— start —

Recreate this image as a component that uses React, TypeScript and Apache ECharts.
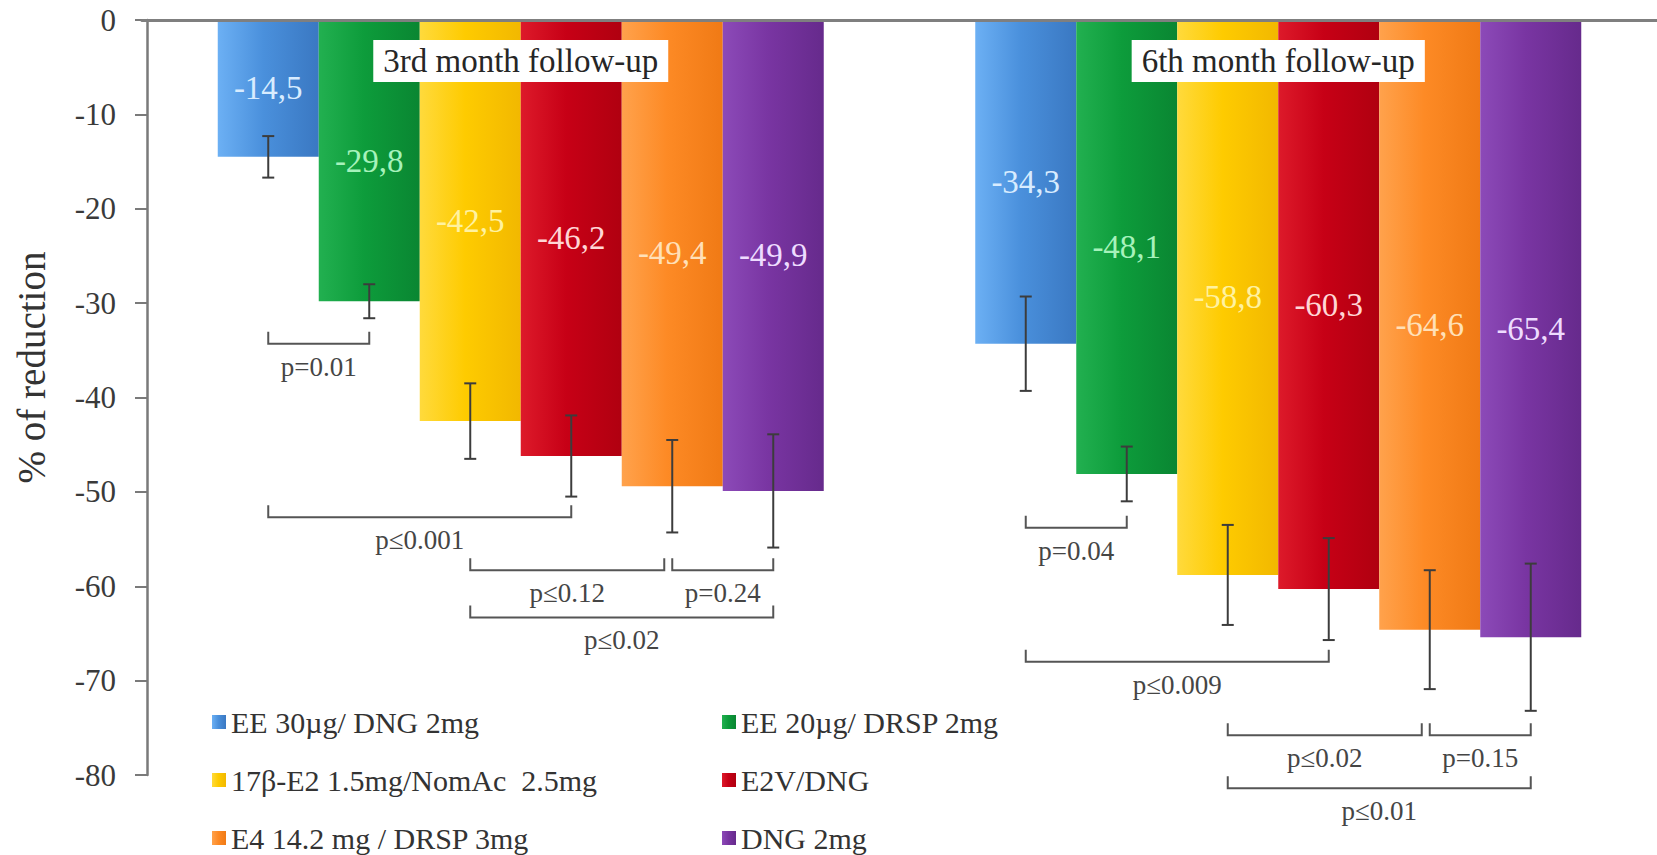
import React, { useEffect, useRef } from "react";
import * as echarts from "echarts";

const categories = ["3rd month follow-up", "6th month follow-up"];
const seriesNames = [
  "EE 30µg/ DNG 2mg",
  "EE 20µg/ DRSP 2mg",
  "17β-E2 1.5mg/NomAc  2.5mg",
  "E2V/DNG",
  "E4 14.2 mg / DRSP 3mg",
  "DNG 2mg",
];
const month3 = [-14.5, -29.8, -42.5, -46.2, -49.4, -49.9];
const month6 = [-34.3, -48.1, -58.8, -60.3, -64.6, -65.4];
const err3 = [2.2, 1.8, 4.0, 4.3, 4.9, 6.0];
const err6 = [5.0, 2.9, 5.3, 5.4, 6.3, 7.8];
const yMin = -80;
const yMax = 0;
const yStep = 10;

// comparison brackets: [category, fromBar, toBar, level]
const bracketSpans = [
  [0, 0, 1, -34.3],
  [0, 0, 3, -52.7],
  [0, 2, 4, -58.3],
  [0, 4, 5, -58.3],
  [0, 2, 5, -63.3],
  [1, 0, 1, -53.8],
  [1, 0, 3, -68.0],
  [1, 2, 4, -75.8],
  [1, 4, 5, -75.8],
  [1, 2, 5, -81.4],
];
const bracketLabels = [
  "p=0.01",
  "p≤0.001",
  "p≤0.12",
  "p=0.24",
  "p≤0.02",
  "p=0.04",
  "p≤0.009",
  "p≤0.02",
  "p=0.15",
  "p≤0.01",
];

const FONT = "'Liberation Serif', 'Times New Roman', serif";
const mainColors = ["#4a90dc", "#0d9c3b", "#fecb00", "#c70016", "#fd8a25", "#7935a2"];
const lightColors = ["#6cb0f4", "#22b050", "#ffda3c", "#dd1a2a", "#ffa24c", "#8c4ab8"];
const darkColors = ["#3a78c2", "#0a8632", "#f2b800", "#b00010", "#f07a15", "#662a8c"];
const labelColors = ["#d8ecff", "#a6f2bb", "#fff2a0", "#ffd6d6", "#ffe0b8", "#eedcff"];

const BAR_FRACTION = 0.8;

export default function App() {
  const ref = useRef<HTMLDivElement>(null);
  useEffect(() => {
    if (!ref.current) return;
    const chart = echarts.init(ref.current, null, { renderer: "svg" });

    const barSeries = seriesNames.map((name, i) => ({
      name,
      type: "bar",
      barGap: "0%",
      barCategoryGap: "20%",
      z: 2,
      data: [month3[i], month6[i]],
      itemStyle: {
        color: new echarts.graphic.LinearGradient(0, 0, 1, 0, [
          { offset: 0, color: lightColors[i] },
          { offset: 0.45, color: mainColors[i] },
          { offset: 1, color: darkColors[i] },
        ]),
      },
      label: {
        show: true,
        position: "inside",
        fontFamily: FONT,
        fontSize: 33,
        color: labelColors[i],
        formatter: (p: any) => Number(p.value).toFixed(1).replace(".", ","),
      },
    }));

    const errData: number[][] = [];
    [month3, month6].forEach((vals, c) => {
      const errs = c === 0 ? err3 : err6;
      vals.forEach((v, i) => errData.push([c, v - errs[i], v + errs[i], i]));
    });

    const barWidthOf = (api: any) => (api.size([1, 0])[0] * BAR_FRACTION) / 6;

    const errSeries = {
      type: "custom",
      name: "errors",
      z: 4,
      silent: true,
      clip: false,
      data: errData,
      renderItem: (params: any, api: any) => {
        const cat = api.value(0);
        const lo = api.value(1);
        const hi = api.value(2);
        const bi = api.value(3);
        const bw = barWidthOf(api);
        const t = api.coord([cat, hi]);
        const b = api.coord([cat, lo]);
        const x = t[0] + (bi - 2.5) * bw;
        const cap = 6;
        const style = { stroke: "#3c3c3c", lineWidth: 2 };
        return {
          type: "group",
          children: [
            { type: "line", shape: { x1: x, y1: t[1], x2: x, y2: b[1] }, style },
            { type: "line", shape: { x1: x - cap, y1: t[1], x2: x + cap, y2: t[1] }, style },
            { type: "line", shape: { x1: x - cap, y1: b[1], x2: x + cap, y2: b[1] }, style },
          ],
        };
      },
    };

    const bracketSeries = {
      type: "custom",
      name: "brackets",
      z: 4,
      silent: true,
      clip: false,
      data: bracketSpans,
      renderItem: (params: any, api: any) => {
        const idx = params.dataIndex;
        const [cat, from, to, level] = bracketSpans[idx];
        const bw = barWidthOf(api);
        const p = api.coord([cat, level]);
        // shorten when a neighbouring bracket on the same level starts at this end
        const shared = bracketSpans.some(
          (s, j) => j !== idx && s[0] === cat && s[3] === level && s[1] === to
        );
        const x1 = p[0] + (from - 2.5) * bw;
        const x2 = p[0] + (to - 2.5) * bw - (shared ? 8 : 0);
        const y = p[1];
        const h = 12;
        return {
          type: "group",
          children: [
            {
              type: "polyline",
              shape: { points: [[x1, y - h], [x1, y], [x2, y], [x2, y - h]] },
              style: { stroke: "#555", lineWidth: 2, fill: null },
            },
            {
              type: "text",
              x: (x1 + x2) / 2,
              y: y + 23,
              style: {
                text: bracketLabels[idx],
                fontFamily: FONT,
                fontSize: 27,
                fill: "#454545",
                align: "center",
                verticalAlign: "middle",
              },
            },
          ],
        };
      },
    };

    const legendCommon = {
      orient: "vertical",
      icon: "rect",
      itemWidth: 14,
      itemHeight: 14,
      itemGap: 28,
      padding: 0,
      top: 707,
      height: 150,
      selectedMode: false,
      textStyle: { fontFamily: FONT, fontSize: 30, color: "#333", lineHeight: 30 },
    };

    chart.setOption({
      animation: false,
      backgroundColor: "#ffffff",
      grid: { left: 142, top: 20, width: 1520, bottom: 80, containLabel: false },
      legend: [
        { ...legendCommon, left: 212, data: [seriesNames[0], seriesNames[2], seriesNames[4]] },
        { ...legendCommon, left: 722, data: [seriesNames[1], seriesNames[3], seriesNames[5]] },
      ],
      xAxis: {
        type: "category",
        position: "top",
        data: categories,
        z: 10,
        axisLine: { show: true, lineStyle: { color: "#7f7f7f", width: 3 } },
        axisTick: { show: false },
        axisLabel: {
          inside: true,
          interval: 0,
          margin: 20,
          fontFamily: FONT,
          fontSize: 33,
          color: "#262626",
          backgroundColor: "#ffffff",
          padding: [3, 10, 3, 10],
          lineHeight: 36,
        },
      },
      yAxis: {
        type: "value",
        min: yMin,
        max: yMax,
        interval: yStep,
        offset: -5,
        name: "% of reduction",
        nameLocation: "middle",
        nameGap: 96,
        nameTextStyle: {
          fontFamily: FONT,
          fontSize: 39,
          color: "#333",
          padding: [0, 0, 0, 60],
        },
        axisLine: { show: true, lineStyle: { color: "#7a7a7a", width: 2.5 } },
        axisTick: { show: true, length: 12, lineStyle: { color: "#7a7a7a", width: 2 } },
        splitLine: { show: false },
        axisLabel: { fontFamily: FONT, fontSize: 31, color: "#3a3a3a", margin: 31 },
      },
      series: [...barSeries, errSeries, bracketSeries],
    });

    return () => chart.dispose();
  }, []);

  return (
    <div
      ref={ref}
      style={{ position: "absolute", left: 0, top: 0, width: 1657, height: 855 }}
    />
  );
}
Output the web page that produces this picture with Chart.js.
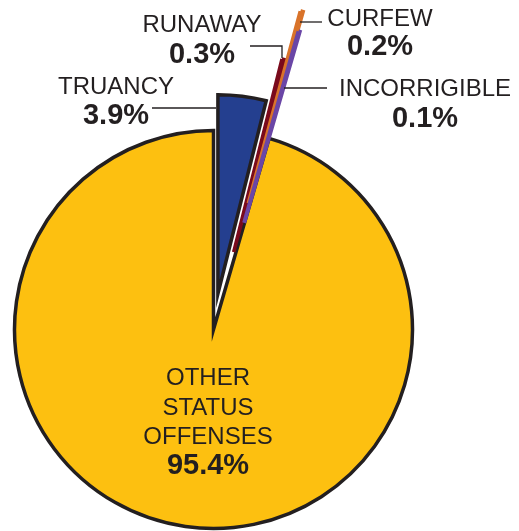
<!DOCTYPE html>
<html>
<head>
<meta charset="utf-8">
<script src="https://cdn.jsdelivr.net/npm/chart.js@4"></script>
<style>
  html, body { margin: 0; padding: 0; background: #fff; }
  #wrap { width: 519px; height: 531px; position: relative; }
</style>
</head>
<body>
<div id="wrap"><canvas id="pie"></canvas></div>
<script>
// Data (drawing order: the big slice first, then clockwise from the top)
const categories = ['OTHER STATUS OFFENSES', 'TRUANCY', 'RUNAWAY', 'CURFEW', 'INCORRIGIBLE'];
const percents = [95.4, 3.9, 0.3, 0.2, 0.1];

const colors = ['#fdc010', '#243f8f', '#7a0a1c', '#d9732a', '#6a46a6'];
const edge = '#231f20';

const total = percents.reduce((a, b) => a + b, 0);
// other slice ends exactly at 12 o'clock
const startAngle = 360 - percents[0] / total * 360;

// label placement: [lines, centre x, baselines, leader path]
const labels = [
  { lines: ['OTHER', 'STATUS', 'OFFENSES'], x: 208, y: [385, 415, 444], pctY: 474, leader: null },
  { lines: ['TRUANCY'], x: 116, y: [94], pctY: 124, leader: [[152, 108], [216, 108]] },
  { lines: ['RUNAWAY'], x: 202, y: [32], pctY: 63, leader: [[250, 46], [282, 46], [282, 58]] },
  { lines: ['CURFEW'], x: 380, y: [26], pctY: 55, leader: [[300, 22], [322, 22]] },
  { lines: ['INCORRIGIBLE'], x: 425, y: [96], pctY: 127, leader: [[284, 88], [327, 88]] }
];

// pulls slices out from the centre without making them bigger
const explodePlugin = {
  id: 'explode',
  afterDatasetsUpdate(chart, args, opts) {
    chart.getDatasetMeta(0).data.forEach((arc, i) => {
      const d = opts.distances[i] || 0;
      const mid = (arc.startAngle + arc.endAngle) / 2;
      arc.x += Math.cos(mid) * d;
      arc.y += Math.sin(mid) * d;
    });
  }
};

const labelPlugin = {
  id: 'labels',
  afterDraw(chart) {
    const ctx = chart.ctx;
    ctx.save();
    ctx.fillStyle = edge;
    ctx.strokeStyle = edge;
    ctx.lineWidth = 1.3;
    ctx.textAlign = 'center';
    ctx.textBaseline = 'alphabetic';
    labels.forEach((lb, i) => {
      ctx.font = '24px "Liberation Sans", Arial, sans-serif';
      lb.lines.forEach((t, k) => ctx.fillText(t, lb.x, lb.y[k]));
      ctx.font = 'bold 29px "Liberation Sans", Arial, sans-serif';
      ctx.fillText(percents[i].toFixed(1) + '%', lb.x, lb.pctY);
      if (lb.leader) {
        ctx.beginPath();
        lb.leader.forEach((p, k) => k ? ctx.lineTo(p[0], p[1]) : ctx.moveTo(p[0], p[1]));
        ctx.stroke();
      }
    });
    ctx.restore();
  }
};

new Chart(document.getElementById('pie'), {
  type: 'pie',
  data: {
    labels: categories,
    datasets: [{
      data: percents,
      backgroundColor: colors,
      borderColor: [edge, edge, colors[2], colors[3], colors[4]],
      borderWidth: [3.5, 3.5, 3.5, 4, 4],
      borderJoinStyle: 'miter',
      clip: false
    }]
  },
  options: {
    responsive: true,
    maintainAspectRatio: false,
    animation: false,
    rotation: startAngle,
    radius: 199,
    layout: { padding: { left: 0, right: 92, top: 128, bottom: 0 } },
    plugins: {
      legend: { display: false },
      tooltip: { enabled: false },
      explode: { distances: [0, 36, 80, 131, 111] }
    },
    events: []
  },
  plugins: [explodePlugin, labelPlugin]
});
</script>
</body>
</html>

— end —

• **Exercise objective**:
Copy the part that starts at the line with "Output the web" and finishes at the line with "const percents = [95.4, 3.9, 0.3, 0.2, 0.1];", both included, and nothing more. Pictures are left out.

• **Written answer**:
Output the web page that produces this picture with Chart.js.
<!DOCTYPE html>
<html>
<head>
<meta charset="utf-8">
<script src="https://cdn.jsdelivr.net/npm/chart.js@4"></script>
<style>
  html, body { margin: 0; padding: 0; background: #fff; }
  #wrap { width: 519px; height: 531px; position: relative; }
</style>
</head>
<body>
<div id="wrap"><canvas id="pie"></canvas></div>
<script>
// Data (drawing order: the big slice first, then clockwise from the top)
const categories = ['OTHER STATUS OFFENSES', 'TRUANCY', 'RUNAWAY', 'CURFEW', 'INCORRIGIBLE'];
const percents = [95.4, 3.9, 0.3, 0.2, 0.1];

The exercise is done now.